On Sept. 18, Tim Noreuil had just turned onto Kuhio Avenue, about a block from Hula's, a popular gay bar, which he had just left before he was attacked.
Noreuil had said he did not believe his attack was related to him coming out of Hula's.
Honolulu police could not say whether the cases were related, but Crimestoppers coordinator Det. Letha DeCaires notes that in Noreuil's case, there was "no evidence by the behavior or the words spoken ... at this time" that there was an anti-gay motive.
"Cases are each worked on their own merit. It just so happened there were two in Waikiki that were quite disturbing," she said.
Disel criticized police for failing to take a statement from her the day of the attack, a detective was not assigned to the case until Sunday, and she was not offered a sketch artist until Monday.
She said she doesn't feel safe in Hawaii and will return home.

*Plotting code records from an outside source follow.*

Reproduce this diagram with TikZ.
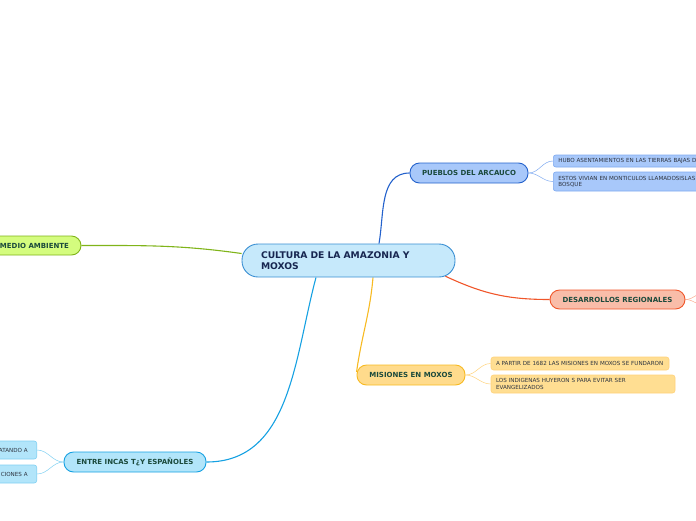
\documentclass[tikz,border=0pt]{standalone}
\usepackage{fontspec}
\setmainfont{DejaVu Sans}
\usetikzlibrary{backgrounds}

\definecolor{centralFill}{HTML}{C6E9FB}
\definecolor{centralLine}{HTML}{3A8FD3}
\definecolor{centralText}{HTML}{172650}
\definecolor{branchText}{HTML}{1B4A3C}
\definecolor{leafText}{HTML}{2E3440}
\definecolor{puebFill}{HTML}{A8C8FA}
\definecolor{puebLine}{HTML}{2462CC}
\definecolor{puebTwig}{HTML}{7FAAF0}
\definecolor{medFill}{HTML}{D4FC7E}
\definecolor{medLine}{HTML}{80B41A}
\definecolor{desFill}{HTML}{F9BDA9}
\definecolor{desLine}{HTML}{F0562A}
\definecolor{desTwig}{HTML}{F9A88C}
\definecolor{misFill}{HTML}{FFDB8C}
\definecolor{misLeaf}{HTML}{FFDE92}
\definecolor{misLine}{HTML}{F7BA22}
\definecolor{misTwig}{HTML}{FFD27A}
\definecolor{entFill}{HTML}{B2E5FA}
\definecolor{entLine}{HTML}{16A1E2}
\definecolor{entTwig}{HTML}{80D0F2}

\begin{document}
\begin{tikzpicture}[x=1pt,y=1pt,
    topic/.style={draw=centralLine, fill=centralFill, line width=0.9pt, rounded corners=16pt,
        minimum width=213pt, minimum height=33pt, text width=175pt, inner xsep=19pt, align=left,
        font=\bfseries\fontsize{9.2}{11}\selectfont, text=centralText},
    branch/.style={line width=0.9pt, rounded corners=9.5pt, minimum height=20pt, inner sep=0pt,
        font=\bfseries\fontsize{7}{8}\selectfont, text=branchText},
    leaf/.style={line width=0.6pt, rounded corners=2.5pt, inner xsep=5pt, inner ysep=0pt, align=left,
        font=\fontsize{5.6}{6.4}\selectfont, text=leafText},
    link/.style={line width=1.1pt},
    twig/.style={line width=0.5pt}]

\useasboundingbox (0,0) rectangle (696,-520);
\clip (0,0) rectangle (696,-520);

% Central topic
\node (central) at (348.5,-260.5) [topic] {CULTURA DE LA AMAZONIA Y\\MOXOS};

% Main branches
\node (pueblos) at (469,-173) [branch, draw=puebLine, fill=puebFill, minimum width=118pt] {PUEBLOS DEL ARCAUCO};
\node (medio) at (34.5,-245.5) [branch, draw=medLine, fill=medFill, minimum width=93pt, minimum height=19pt] {MEDIO AMBIENTE};
\node (desarrollos) at (617.5,-299.5) [branch, draw=desLine, fill=desFill, minimum width=135pt, minimum height=19pt] {DESARROLLOS REGIONALES};
\node (misiones) at (411,-375) [branch, draw=misLine, fill=misFill, minimum width=108pt] {MISIONES EN MOXOS};
\node (entre) at (135,-462) [branch, draw=entLine, fill=entFill, minimum width=142pt] {ENTRE INCAS T¿Y ESPAÑOLES};

% Leaves
\node (pueblosA) at (553,-161) [leaf, anchor=west, draw=puebTwig, fill=puebFill, minimum height=12pt, text width=150pt] {HUBO ASENTAMIENTOS EN LAS TIERRAS BAJAS D};
\node (pueblosB) at (553,-181.5) [leaf, anchor=west, draw=puebTwig, fill=puebFill, minimum height=19pt, text width=150pt] {ESTOS VIVIAN EN MONTICULOS LLAMADOSISLAS\\BOSQUE};
\node (misionesA) at (580,-363.5) [leaf, draw=misTwig, fill=misLeaf, minimum height=13pt, text width=168pt] {A PARTIR DE 1682 LAS MISIONES EN MOXOS SE FUNDARON};
\node (misionesB) at (583,-384) [leaf, draw=misTwig, fill=misLeaf, minimum height=18pt, text width=174pt] {LOS INDIGENAS HUYERON S PARA EVITAR SER\\EVANGELIZADOS};
\node (entreA) at (37,-450) [leaf, anchor=east, draw=entTwig, fill=entFill, minimum height=18pt, text width=55pt, inner xsep=9pt, align=right] {ATANDO A};
\node (entreB) at (37,-474) [leaf, anchor=east, draw=entTwig, fill=entFill, minimum height=18pt, text width=55pt, inner xsep=9pt, align=right] {CIONES A};

% Loose ends of the cut-off branch
\coordinate (desA) at (706,-292);
\coordinate (desB) at (706,-306);

% Connectors
\begin{scope}[on background layer]
\clip (0,0) rectangle (696,-520);
\draw[link, puebLine] ([xshift=30.5pt]central.north) to[out=80,in=180] (pueblos.west);
\draw[link, medLine] (medio.east) to[out=0,in=172] ([yshift=7pt]central.west);
\draw[link, desLine] ([xshift=-10pt,yshift=1.2pt]central.south east) to[out=-25,in=180] (desarrollos.west);
\draw[link, misLine] ([xshift=24.5pt]central.south) to[out=-95,in=82] ([yshift=3pt]misiones.west);
\draw[link, entLine] ([xshift=-32.5pt]central.south) to[out=-105,in=0] (entre.east);

\draw[twig, puebTwig] (pueblos.east) to[out=0,in=180] (pueblosA.west);
\draw[twig, puebTwig] (pueblos.east) to[out=0,in=180] (pueblosB.west);
\draw[twig, misTwig] (misiones.east) to[out=0,in=180] (misionesA.west);
\draw[twig, misTwig] (misiones.east) to[out=0,in=180] (misionesB.west);
\draw[twig, entTwig] (entre.west) to[out=180,in=0] (entreA.east);
\draw[twig, entTwig] (entre.west) to[out=180,in=0] (entreB.east);
\draw[twig, desTwig] (desarrollos.east) to[out=0,in=180] (desA);
\draw[twig, desTwig] (desarrollos.east) to[out=0,in=180] (desB);
\end{scope}

\end{tikzpicture}
\end{document}
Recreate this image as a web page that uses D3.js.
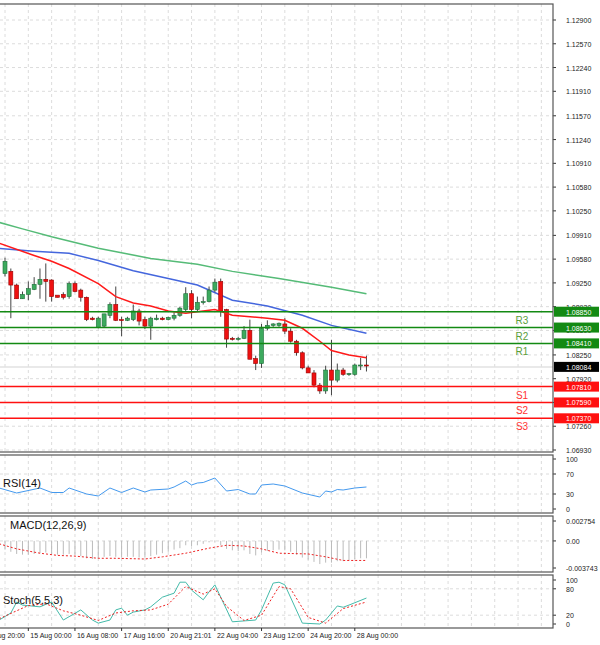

Disel and Miller criticized police for not labeling the attacks as "hate crimes."
Miller said if hate crimes are not labeled as such, then "statistically, you can come back and say there are no hate crimes."
Hawaii's hate crime law was passed in 2001, and only three cases have been on record in the state thus far, two based on race or ethnicity, one for sexual orientation.
The hate-crime law permits an extended term in sentencing, but the offender must be found guilty of the first charge, and the jury must also find him guilty of the hate crime, said Jim Fulton, executive assistant for the city Prosecutor's Office.
Criminologist Paul Perrone with the state Attorney General's Office said most hate-crime cases are not clear cut.
However, based upon what Disel said, "if there is no more to the story, then I would suggest that it ... most likely is a hate crime," he said.
Perrone said it's "easier for police to determine who did what to whom," but "far more complex to determine why somebody did something."